### Exercise details
Print exactly the lines running from the one that holds "Output the web" through the one that holds "const txt = '#595959';", please, and leave the pictures out.

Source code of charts
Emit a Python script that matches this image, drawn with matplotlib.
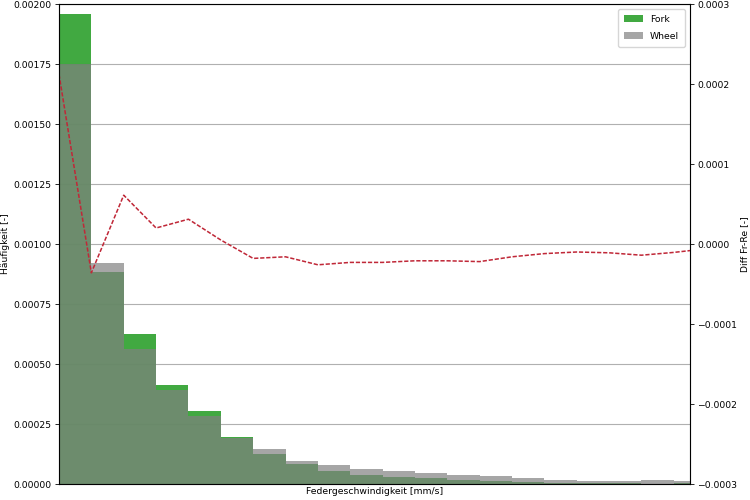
import numpy as np
import matplotlib
matplotlib.use("Agg")
import matplotlib.pyplot as plt

# histogram bins (bin index units, width 1)
n_bins = 21
fork = [0.00196, 0.000885, 0.000625, 0.000413, 0.000304, 0.000196, 0.000125,
        0.000083, 0.000053, 0.000039, 0.000031, 0.000024, 0.000017, 0.000013,
        0.0000095, 0.000005, 0.000004, 0.000003, 0.000002, 0.000003, 0.000003]
wheel = [0.00175, 0.00092, 0.000563, 0.00039, 0.000283, 0.000192, 0.000146,
         0.000097, 0.000079, 0.000062, 0.000054, 0.000045, 0.000038, 0.000035,
         0.0000255, 0.000017, 0.000014, 0.000014, 0.000016, 0.000013, 0.000010]
diff = [0.000212, -0.000036, 0.000061, 0.000020, 0.000031, 0.000005, -0.000018,
        -0.000016, -0.000026, -0.000023, -0.000023, -0.000021, -0.000021, -0.000022,
        -0.000016, -0.000012, -0.000010, -0.000011, -0.000014, -0.0000105, -0.000006]

edges = np.arange(n_bins + 1)

s = 0.74  # overall scale of the reference rendering
fs = 6.7
plt.rcParams['axes.linewidth'] = 0.8 * s * 1.3

fig = plt.figure(figsize=(7.5, 5), dpi=100)
ax = fig.add_axes([59/750, 1-484/500, (690-59)/750, (484-4)/500])
ax.set_axisbelow(True)
ax.bar(edges[:-1], fork, width=1, align='edge', color='tab:green', alpha=0.9,
       label='Fork', linewidth=0)
ax.bar(edges[:-1], wheel, width=1, align='edge', color='grey', alpha=0.7,
       label='Wheel', linewidth=0)
ax.set_xlim(0, 19.5)
ax.set_ylim(0, 0.002)
ax.set_yticks(np.arange(0, 0.00201, 0.00025))
ax.set_xticks([])
ax.grid(axis='y', color='#b0b0b0', linewidth=0.8)
ax.tick_params(axis='y', labelsize=fs, length=3.5*s, pad=3.5*s, width=0.8*s)
ax.set_ylabel('Häufigkeit [-]', fontsize=fs, labelpad=3)
ax.set_xlabel('Federgeschwindigkeit [mm/s]', fontsize=fs, labelpad=2)
ax.legend(loc='upper right', fontsize=fs, labelspacing=0.85, borderpad=0.65)

ax2 = ax.twinx()
ax2.plot(edges[:-1], diff, color='#c02838', linestyle=(0, (3.7*s, 1.6*s)),
         linewidth=1.5*s)
ax2.set_ylim(-0.0003, 0.0003)
ax2.set_yticks(np.arange(-0.0003, 0.00031, 0.0001))
ax2.tick_params(axis='y', labelsize=fs, length=3.5*s, pad=3.5*s, width=0.8*s)
ax2.set_ylabel('Diff Fr-Re [-]', fontsize=fs, labelpad=2)
ax2.set_xlim(0, 19.5)

fig.savefig('out.png', dpi=100)
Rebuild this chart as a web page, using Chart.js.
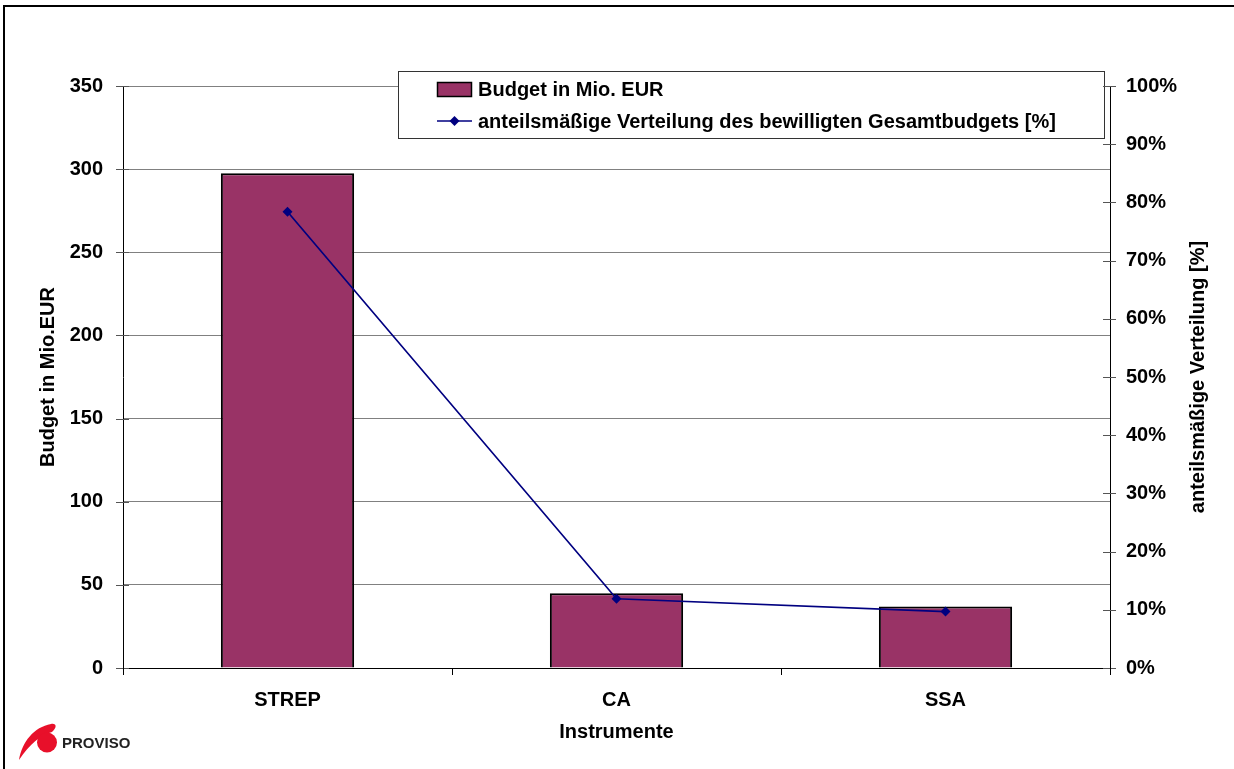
<!DOCTYPE html>
<html>
<head>
<meta charset="utf-8">
<script src="https://cdn.jsdelivr.net/npm/chart.js@4.4.1/dist/chart.umd.min.js"></script>
<style>
  html, body { margin: 0; padding: 0; background: #fff; }
  #wrap { position: relative; width: 1234px; height: 769px; overflow: hidden; }
  #c { position: absolute; left: 0; top: 0; }
  #frame { position: absolute; left: 3px; top: 5px; width: 1240px; height: 780px;
           border-top: 2px solid #000; border-left: 2px solid #000; pointer-events: none; }
  #logo { position: absolute; left: 14px; top: 718px; width: 140px; height: 44px; }
</style>
</head>
<body>
<div id="wrap">
  <canvas id="c" width="1234" height="769"></canvas>
  <div id="frame"></div>
  <svg id="logo" width="140" height="44" viewBox="0 0 140 44">
    <path d="M5 42 C8 24 20 9 37 6 C43 5 43 10 38 14 C26 17 16 26 5 42 Z" fill="#e8102a"/>
    <circle cx="33" cy="24.5" r="10" fill="#e8102a"/>
    <text x="48" y="30" font-family="Liberation Sans, Arial, sans-serif" font-weight="bold" font-size="15" fill="#222">PROVISO</text>
  </svg>
</div>
<script>
const categories = ['STREP', 'CA', 'SSA'];
const budgetMioEUR = [297.5, 45, 37];
const shareInPercent = [78.4, 11.9, 9.7];
const budgetTicks = [0, 50, 100, 150, 200, 250, 300, 350];
const percentTicks = [0, 10, 20, 30, 40, 50, 60, 70, 80, 90, 100];
const budgetLabel = 'Budget in Mio. EUR';
const shareLabel = 'anteilsmäßige Verteilung des bewilligten Gesamtbudgets [%]';
const leftTitle = 'Budget in Mio.EUR';
const rightTitle = 'anteilsmäßige Verteilung [%]';
const xTitle = 'Instrumente';

const FONT = 'Liberation Sans, Arial, sans-serif';
const FS = 20;

const crossTicks = {
  id: 'crossTicks',
  afterDraw(chart) {
    const ctx = chart.ctx;
    const y = chart.scales.y, y1 = chart.scales.y1;
    const area = chart.chartArea;
    ctx.save();
    ctx.lineWidth = 1;
    ctx.strokeStyle = '#555';
    budgetTicks.forEach(v => {
      const py = Math.round(y.getPixelForValue(v)) + 0.5;
      ctx.beginPath(); ctx.moveTo(area.left - 7, py); ctx.lineTo(area.left + 6, py); ctx.stroke();
    });
    percentTicks.forEach(v => {
      const py = Math.round(y1.getPixelForValue(v)) + 0.5;
      ctx.beginPath(); ctx.moveTo(area.right - 7, py); ctx.lineTo(area.right + 6, py); ctx.stroke();
    });
    ctx.strokeStyle = '#000';
    const n = categories.length;
    for (let i = 0; i <= n; i++) {
      const px = Math.round(area.left + (area.right - area.left) * i / n) + 0.5;
      ctx.beginPath(); ctx.moveTo(px, area.bottom); ctx.lineTo(px, area.bottom + 7); ctx.stroke();
    }
    ctx.fillStyle = '#000';
    ctx.font = 'bold ' + FS + 'px ' + FONT;
    ctx.textAlign = 'center';
    ctx.textBaseline = 'middle';
    ctx.translate(1198, (area.top + area.bottom) / 2);
    ctx.rotate(-Math.PI / 2);
    ctx.fillText(rightTitle, 0, 0);
    ctx.restore();
  }
};

const boxLegend = {
  id: 'boxLegend',
  afterDatasetsDraw(chart) {
    const ctx = chart.ctx;
    const ds = chart.data.datasets;
    const bar = ds.find(d => d.type === 'bar');
    const line = ds.find(d => d.type === 'line');
    ctx.save();
    ctx.fillStyle = '#fff';
    ctx.fillRect(398.5, 71.5, 706, 67);
    ctx.strokeStyle = '#333';
    ctx.lineWidth = 1;
    ctx.strokeRect(398.5, 71.5, 706, 67);
    ctx.fillStyle = bar.backgroundColor;
    ctx.fillRect(437.5, 82.5, 34, 14);
    ctx.strokeStyle = '#000';
    ctx.lineWidth = 1.5;
    ctx.strokeRect(437.5, 82.5, 34, 14);
    ctx.strokeStyle = line.borderColor;
    ctx.lineWidth = 1.5;
    ctx.beginPath(); ctx.moveTo(437, 121); ctx.lineTo(472, 121); ctx.stroke();
    ctx.fillStyle = line.borderColor;
    ctx.beginPath(); ctx.moveTo(454.5, 116); ctx.lineTo(459.5, 121); ctx.lineTo(454.5, 126); ctx.lineTo(449.5, 121); ctx.closePath(); ctx.fill();
    ctx.fillStyle = '#000';
    ctx.font = 'bold ' + FS + 'px ' + FONT;
    ctx.textAlign = 'left';
    ctx.textBaseline = 'middle';
    ctx.fillText(bar.label, 478, 90);
    ctx.fillText(line.label, 478, 122);
    ctx.restore();
  }
};

new Chart(document.getElementById('c'), {
  data: {
    labels: categories,
    datasets: [
      {
        type: 'bar',
        label: budgetLabel,
        data: budgetMioEUR,
        yAxisID: 'y',
        backgroundColor: '#993366',
        borderColor: '#000',
        borderWidth: 2,
        categoryPercentage: 1,
        barPercentage: 0.405,
        order: 1
      },
      {
        type: 'line',
        label: shareLabel,
        data: shareInPercent,
        yAxisID: 'y1',
        borderColor: '#000080',
        backgroundColor: '#000080',
        borderWidth: 1.7,
        pointStyle: 'rectRot',
        pointRadius: 5,
        pointBorderWidth: 0,
        tension: 0,
        order: 0
      }
    ]
  },
  options: {
    responsive: false,
    animation: false,
    devicePixelRatio: 1,
    layout: { padding: { top: 86, left: 0, right: 0, bottom: 0 } },
    plugins: { legend: { display: false }, tooltip: { enabled: false } },
    scales: {
      x: {
        offset: true,
        grid: { display: false, drawTicks: false },
        border: { display: true, color: '#000', width: 1 },
        ticks: { color: '#000', font: { family: FONT, size: FS, weight: 'bold' }, padding: 20 },
        title: { display: true, text: xTitle, color: '#000', font: { family: FONT, size: FS, weight: 'bold' }, padding: { top: 0, bottom: 25 } },
        afterFit(s) { s.height = 101; }
      },
      y: {
        position: 'left',
        min: 0, max: 350,
        afterBuildTicks(s) { s.ticks = budgetTicks.map(v => ({ value: v })); },
        grid: { display: true, color: '#808080', lineWidth: 1, drawTicks: false },
        border: { display: true, color: '#000', width: 1 },
        ticks: { color: '#000', font: { family: FONT, size: FS, weight: 'bold' }, padding: 20 },
        title: { display: true, text: leftTitle, color: '#000', font: { family: FONT, size: FS, weight: 'bold' }, padding: { top: 36, bottom: 0 } },
        afterFit(s) { s.width = 123; }
      },
      y1: {
        position: 'right',
        min: 0, max: 100,
        afterBuildTicks(s) { s.ticks = percentTicks.map(v => ({ value: v })); },
        grid: { display: false, drawTicks: false },
        border: { display: true, color: '#000', width: 1 },
        ticks: { color: '#000', font: { family: FONT, size: FS, weight: 'bold' }, padding: 16, callback: v => v + '%' },
        afterFit(s) { s.width = 124; }
      }
    }
  },
  plugins: [crossTicks, boxLegend]
});
</script>
</body>
</html>
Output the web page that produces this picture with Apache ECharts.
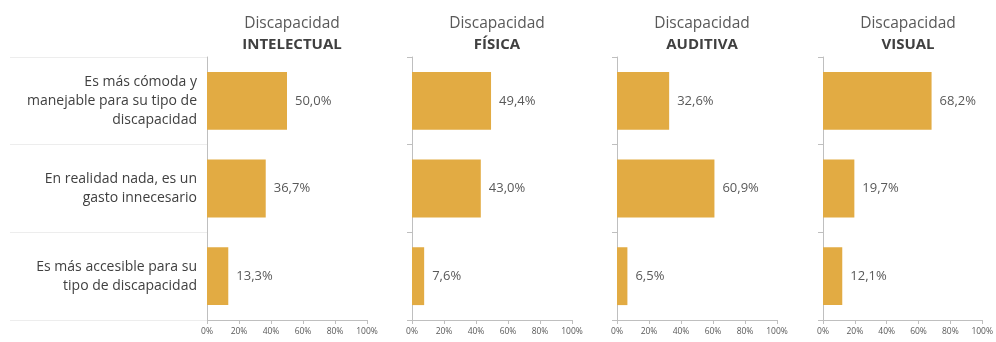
<!DOCTYPE html>
<html><head><meta charset="utf-8">
<script src="https://cdn.jsdelivr.net/npm/echarts@6/dist/echarts.min.js"></script>
<style>html,body{margin:0;padding:0;background:#fff}#c{width:996px;height:342px}</style>
</head><body><div id="c"></div>
<script>
const categories = [
  "Es más cómoda y\nmanejable para su tipo de\ndiscapacidad",
  "En realidad nada, es un\ngasto innecesario",
  "Es más accesible para su\ntipo de discapacidad"
];
const panelTitles = ["INTELECTUAL", "FÍSICA", "AUDITIVA", "VISUAL"];
const intelectual = [50.0, 36.7, 13.3];
const fisica = [49.4, 43.0, 7.6];
const auditiva = [32.6, 60.9, 6.5];
const visual = [68.2, 19.7, 12.1];
const xTicks = [0, 20, 40, 60, 80, 100];

const seriesData = [intelectual, fisica, auditiva, visual];
const lefts = [207, 412, 617, 823];
const W = 160, TOP = 57, H = 263;
const font = "'Open Sans', 'Noto Sans', sans-serif";
const txt = '#595959';

const yAxes = lefts.map((l, i) => ({
  gridIndex: i, type: 'category', data: categories, inverse: true,
  axisLine: { show: true, lineStyle: { color: '#bfbfbf' } },
  axisTick: { show: true, length: 5, lineStyle: { color: '#bfbfbf' } },
  axisLabel: { show: i === 0, fontSize: 14, color: '#404040', margin: 10, lineHeight: 19, align: 'right', fontFamily: font }
}));
yAxes.push({
  gridIndex: 0, type: 'category', data: categories, inverse: true, position: 'left',
  axisLine: { show: false },
  axisTick: { show: true, length: 197, lineStyle: { color: '#ededed' } },
  axisLabel: { show: false }, z: 0
});

const option = {
  animation: false,
  textStyle: { fontFamily: font },
  title: panelTitles.map((t, i) => ({
    text: 'Discapacidad', subtext: t,
    left: lefts[i] + W / 2, top: 11, textAlign: 'center', itemGap: 5,
    textStyle: { fontFamily: font, fontSize: 15.5, fontWeight: 'normal', color: txt },
    subtextStyle: { fontFamily: font, fontSize: 15, fontWeight: 'bold', color: '#404040' }
  })),
  grid: lefts.map(l => ({ left: l, top: TOP, width: W, height: H })),
  xAxis: lefts.map((l, i) => ({
    gridIndex: i, type: 'value', min: 0, max: 100, interval: 20,
    axisLine: { show: true, lineStyle: { color: '#bfbfbf' } },
    axisTick: { show: true, length: 4, lineStyle: { color: '#bfbfbf' } },
    splitLine: { show: false },
    axisLabel: { fontSize: 8.5, color: txt, margin: 7, fontFamily: font,
      formatter: v => xTicks.includes(v) ? v + '%' : '' }
  })),
  yAxis: yAxes,
  series: seriesData.map((d, i) => ({
    type: 'bar', xAxisIndex: i, yAxisIndex: i, data: d,
    barWidth: '66%',
    itemStyle: { color: '#E2AB43' },
    label: { show: true, position: 'right', distance: 8, fontSize: 13, color: txt, fontFamily: font,
      formatter: p => p.value.toFixed(1).replace('.', ',') + '%' }
  }))
};
echarts.init(document.getElementById('c')).setOption(option);
</script></body></html>
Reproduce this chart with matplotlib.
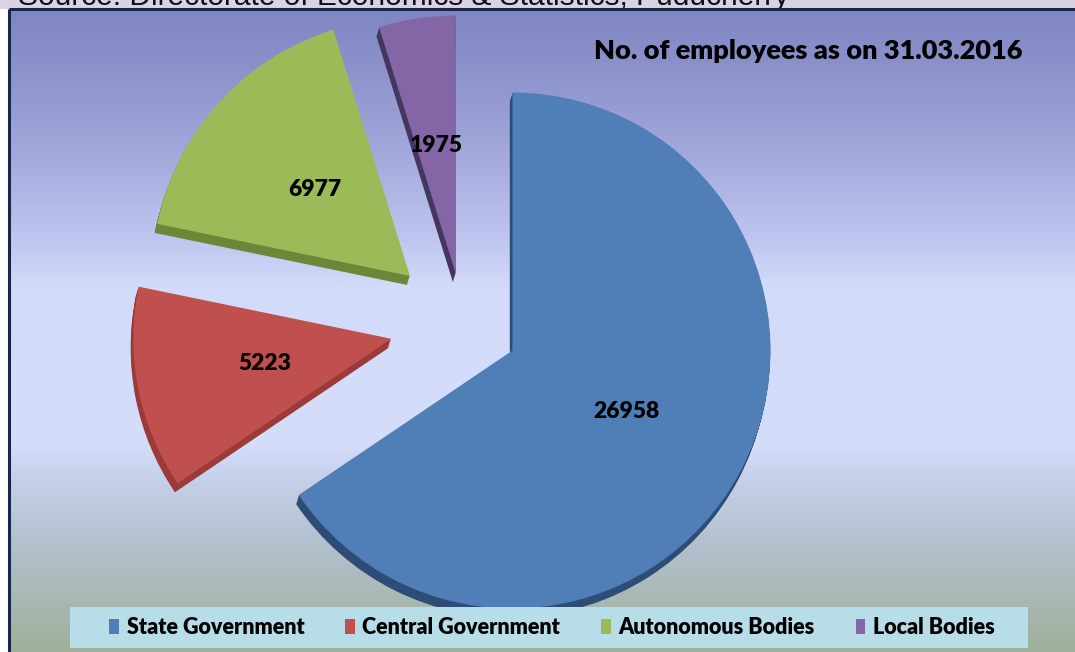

### Correct result
Output the web page that produces this picture with Apache ECharts.
<!DOCTYPE html>
<html><head><meta charset="utf-8">
<script src="https://cdn.jsdelivr.net/npm/echarts@6/dist/echarts.min.js"></script>
<style>html,body{margin:0;padding:0;background:#fff}#c{width:996px;height:342px}</style>
</head><body><div id="c"></div>
<script>
const categories = [
  "Es más cómoda y\nmanejable para su tipo de\ndiscapacidad",
  "En realidad nada, es un\ngasto innecesario",
  "Es más accesible para su\ntipo de discapacidad"
];
const panelTitles = ["INTELECTUAL", "FÍSICA", "AUDITIVA", "VISUAL"];
const intelectual = [50.0, 36.7, 13.3];
const fisica = [49.4, 43.0, 7.6];
const auditiva = [32.6, 60.9, 6.5];
const visual = [68.2, 19.7, 12.1];
const xTicks = [0, 20, 40, 60, 80, 100];

const seriesData = [intelectual, fisica, auditiva, visual];
const lefts = [207, 412, 617, 823];
const W = 160, TOP = 57, H = 263;
const font = "'Open Sans', 'Noto Sans', sans-serif";
const txt = '#595959';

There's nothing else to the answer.